* [DATA SHOWN]

........

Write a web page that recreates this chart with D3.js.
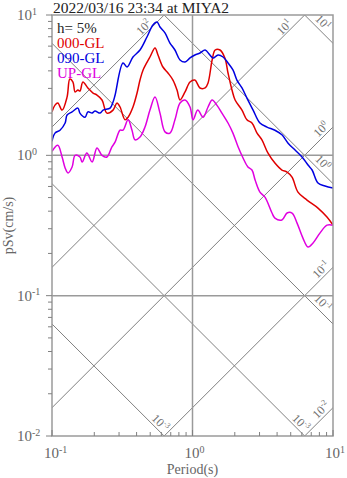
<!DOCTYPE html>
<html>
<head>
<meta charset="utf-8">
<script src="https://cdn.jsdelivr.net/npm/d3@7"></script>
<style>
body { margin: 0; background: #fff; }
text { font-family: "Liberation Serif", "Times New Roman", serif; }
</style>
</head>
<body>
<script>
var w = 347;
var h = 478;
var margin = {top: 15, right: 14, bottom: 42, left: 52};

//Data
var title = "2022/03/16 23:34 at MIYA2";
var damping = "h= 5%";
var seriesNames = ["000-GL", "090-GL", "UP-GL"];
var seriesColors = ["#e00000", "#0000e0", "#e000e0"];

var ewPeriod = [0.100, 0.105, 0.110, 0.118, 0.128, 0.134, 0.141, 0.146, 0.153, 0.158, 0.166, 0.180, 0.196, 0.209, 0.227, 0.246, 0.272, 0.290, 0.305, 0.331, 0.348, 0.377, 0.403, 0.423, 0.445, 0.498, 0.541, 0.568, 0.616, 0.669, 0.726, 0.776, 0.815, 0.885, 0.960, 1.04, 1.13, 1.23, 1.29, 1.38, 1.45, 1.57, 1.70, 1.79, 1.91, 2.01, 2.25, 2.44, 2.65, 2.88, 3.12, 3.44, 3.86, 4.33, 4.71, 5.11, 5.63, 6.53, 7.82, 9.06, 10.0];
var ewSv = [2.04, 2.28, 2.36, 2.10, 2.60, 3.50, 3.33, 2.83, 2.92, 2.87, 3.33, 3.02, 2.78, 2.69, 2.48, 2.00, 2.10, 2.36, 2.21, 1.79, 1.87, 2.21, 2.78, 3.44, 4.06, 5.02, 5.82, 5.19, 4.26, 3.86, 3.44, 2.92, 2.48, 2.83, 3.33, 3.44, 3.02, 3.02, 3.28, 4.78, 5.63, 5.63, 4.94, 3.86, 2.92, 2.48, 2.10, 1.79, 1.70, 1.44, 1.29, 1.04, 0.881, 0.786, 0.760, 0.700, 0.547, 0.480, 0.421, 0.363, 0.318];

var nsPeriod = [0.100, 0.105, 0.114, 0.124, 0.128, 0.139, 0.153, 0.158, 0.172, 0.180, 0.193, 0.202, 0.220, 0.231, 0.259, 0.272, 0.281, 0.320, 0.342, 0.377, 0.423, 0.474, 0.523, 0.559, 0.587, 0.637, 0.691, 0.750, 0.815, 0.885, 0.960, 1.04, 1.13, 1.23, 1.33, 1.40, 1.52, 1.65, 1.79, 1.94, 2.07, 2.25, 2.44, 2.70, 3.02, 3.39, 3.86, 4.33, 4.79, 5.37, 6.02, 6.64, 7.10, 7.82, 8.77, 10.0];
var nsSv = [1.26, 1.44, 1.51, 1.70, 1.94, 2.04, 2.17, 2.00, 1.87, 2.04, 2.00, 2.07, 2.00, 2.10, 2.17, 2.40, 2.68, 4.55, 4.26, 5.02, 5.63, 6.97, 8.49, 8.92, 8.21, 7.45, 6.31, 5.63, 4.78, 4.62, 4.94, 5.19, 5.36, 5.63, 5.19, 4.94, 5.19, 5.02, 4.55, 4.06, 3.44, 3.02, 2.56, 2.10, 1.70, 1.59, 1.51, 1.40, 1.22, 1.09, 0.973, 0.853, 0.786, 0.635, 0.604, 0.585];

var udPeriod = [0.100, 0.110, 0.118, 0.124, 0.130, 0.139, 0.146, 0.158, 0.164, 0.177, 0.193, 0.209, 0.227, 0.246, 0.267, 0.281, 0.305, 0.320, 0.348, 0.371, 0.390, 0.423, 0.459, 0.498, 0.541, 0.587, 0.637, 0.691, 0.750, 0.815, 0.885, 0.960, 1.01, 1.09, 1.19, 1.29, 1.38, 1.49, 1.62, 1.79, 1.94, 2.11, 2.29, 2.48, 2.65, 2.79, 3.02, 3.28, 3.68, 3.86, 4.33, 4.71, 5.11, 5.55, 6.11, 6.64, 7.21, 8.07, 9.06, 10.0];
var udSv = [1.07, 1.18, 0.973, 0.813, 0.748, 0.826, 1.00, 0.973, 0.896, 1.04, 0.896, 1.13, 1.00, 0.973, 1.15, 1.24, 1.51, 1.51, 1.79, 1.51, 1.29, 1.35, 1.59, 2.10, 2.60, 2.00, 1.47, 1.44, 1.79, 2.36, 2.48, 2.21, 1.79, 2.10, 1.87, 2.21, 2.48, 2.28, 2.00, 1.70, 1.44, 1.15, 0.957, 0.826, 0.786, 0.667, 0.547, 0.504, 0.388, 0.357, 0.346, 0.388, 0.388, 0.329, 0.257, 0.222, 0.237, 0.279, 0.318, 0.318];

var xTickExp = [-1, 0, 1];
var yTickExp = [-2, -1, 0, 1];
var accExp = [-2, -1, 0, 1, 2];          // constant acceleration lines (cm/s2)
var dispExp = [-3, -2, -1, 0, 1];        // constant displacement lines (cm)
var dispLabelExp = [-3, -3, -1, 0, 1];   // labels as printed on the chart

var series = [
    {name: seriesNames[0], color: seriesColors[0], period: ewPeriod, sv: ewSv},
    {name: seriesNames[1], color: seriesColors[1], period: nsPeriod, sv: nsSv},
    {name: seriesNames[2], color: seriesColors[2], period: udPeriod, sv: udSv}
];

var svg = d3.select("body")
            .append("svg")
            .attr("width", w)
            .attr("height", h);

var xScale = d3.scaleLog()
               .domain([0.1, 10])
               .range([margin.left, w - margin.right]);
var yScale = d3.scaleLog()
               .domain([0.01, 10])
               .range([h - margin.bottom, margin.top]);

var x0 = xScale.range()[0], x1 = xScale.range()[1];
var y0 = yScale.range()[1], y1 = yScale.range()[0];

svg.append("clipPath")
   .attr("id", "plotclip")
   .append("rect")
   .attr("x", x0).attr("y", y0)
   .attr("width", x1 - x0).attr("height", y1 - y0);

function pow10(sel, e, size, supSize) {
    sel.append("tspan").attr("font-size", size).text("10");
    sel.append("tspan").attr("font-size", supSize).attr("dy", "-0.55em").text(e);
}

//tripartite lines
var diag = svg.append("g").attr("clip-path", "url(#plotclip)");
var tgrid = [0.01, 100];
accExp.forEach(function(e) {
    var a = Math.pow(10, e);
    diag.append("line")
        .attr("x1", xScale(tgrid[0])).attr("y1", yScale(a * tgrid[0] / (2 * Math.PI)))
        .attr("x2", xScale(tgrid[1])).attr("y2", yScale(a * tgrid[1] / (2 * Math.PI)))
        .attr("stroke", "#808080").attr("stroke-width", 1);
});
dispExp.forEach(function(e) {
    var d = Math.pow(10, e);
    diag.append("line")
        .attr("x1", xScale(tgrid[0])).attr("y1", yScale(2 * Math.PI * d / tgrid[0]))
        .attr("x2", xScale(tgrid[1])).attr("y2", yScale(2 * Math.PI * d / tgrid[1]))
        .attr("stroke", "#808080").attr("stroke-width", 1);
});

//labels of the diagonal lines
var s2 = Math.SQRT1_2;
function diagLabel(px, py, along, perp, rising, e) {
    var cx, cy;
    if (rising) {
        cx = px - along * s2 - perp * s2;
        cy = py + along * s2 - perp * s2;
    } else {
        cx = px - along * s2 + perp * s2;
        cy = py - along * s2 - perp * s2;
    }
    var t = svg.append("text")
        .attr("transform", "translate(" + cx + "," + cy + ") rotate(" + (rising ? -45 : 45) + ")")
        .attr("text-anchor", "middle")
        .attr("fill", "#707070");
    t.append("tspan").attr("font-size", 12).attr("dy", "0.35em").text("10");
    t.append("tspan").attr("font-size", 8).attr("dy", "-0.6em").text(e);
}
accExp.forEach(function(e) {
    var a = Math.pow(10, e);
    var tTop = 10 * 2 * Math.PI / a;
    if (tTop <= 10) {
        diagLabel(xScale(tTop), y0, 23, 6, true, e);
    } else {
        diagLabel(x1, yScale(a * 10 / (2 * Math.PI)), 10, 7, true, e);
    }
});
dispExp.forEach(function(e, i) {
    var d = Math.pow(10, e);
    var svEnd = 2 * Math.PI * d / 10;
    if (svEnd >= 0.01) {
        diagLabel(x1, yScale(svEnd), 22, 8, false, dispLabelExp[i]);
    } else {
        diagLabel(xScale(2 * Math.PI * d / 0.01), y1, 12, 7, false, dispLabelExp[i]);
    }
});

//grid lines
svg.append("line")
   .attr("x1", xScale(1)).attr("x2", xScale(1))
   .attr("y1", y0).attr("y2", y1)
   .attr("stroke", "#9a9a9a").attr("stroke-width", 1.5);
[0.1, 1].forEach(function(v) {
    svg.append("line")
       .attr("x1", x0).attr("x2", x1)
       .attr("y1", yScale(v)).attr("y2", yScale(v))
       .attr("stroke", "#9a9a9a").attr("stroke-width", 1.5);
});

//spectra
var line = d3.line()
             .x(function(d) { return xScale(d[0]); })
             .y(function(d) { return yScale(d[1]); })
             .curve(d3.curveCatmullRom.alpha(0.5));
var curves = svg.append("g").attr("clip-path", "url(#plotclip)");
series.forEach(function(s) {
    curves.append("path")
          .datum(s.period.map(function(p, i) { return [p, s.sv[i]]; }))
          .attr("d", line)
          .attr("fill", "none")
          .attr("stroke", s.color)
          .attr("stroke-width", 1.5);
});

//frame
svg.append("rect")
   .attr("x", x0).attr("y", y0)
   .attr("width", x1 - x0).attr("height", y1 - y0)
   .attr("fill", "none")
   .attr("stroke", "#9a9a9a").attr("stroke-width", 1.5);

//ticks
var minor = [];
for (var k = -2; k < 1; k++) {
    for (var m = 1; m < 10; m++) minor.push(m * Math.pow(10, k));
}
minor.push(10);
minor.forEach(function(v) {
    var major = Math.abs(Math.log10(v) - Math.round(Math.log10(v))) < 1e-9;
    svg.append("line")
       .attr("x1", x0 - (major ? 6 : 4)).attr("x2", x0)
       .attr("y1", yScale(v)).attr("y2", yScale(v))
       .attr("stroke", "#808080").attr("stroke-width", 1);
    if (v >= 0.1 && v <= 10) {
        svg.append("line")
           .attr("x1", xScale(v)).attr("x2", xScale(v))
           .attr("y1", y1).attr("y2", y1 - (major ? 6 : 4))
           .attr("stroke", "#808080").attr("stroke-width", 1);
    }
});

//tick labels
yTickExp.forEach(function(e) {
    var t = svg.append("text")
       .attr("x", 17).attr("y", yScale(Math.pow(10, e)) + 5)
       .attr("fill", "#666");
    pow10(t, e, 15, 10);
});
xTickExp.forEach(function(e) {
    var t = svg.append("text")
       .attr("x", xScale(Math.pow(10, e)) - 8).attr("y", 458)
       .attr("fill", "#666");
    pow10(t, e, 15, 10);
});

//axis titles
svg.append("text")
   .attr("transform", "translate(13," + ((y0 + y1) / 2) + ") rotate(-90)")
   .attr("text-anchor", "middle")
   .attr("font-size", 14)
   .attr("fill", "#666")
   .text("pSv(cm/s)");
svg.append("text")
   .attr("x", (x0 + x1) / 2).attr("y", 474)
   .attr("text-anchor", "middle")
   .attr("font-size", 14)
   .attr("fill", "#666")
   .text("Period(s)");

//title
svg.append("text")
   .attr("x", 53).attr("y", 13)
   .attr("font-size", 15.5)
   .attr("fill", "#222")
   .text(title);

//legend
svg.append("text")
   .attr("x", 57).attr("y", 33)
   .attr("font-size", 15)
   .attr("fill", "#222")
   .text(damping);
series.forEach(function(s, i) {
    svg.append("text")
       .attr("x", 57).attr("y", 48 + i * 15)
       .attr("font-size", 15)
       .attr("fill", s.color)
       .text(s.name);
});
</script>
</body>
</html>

........

* [STATED TASK] Give again, word for word, every line from the top of the data through the line with "0.421, 0.363, 0.318];", both ends included, and exclude the pictures.

* [PROBLEM SOLUTION]
Write a web page that recreates this chart with D3.js.
<!DOCTYPE html>
<html>
<head>
<meta charset="utf-8">
<script src="https://cdn.jsdelivr.net/npm/d3@7"></script>
<style>
body { margin: 0; background: #fff; }
text { font-family: "Liberation Serif", "Times New Roman", serif; }
</style>
</head>
<body>
<script>
var w = 347;
var h = 478;
var margin = {top: 15, right: 14, bottom: 42, left: 52};

//Data
var title = "2022/03/16 23:34 at MIYA2";
var damping = "h= 5%";
var seriesNames = ["000-GL", "090-GL", "UP-GL"];
var seriesColors = ["#e00000", "#0000e0", "#e000e0"];

var ewPeriod = [0.100, 0.105, 0.110, 0.118, 0.128, 0.134, 0.141, 0.146, 0.153, 0.158, 0.166, 0.180, 0.196, 0.209, 0.227, 0.246, 0.272, 0.290, 0.305, 0.331, 0.348, 0.377, 0.403, 0.423, 0.445, 0.498, 0.541, 0.568, 0.616, 0.669, 0.726, 0.776, 0.815, 0.885, 0.960, 1.04, 1.13, 1.23, 1.29, 1.38, 1.45, 1.57, 1.70, 1.79, 1.91, 2.01, 2.25, 2.44, 2.65, 2.88, 3.12, 3.44, 3.86, 4.33, 4.71, 5.11, 5.63, 6.53, 7.82, 9.06, 10.0];
var ewSv = [2.04, 2.28, 2.36, 2.10, 2.60, 3.50, 3.33, 2.83, 2.92, 2.87, 3.33, 3.02, 2.78, 2.69, 2.48, 2.00, 2.10, 2.36, 2.21, 1.79, 1.87, 2.21, 2.78, 3.44, 4.06, 5.02, 5.82, 5.19, 4.26, 3.86, 3.44, 2.92, 2.48, 2.83, 3.33, 3.44, 3.02, 3.02, 3.28, 4.78, 5.63, 5.63, 4.94, 3.86, 2.92, 2.48, 2.10, 1.79, 1.70, 1.44, 1.29, 1.04, 0.881, 0.786, 0.760, 0.700, 0.547, 0.480, 0.421, 0.363, 0.318];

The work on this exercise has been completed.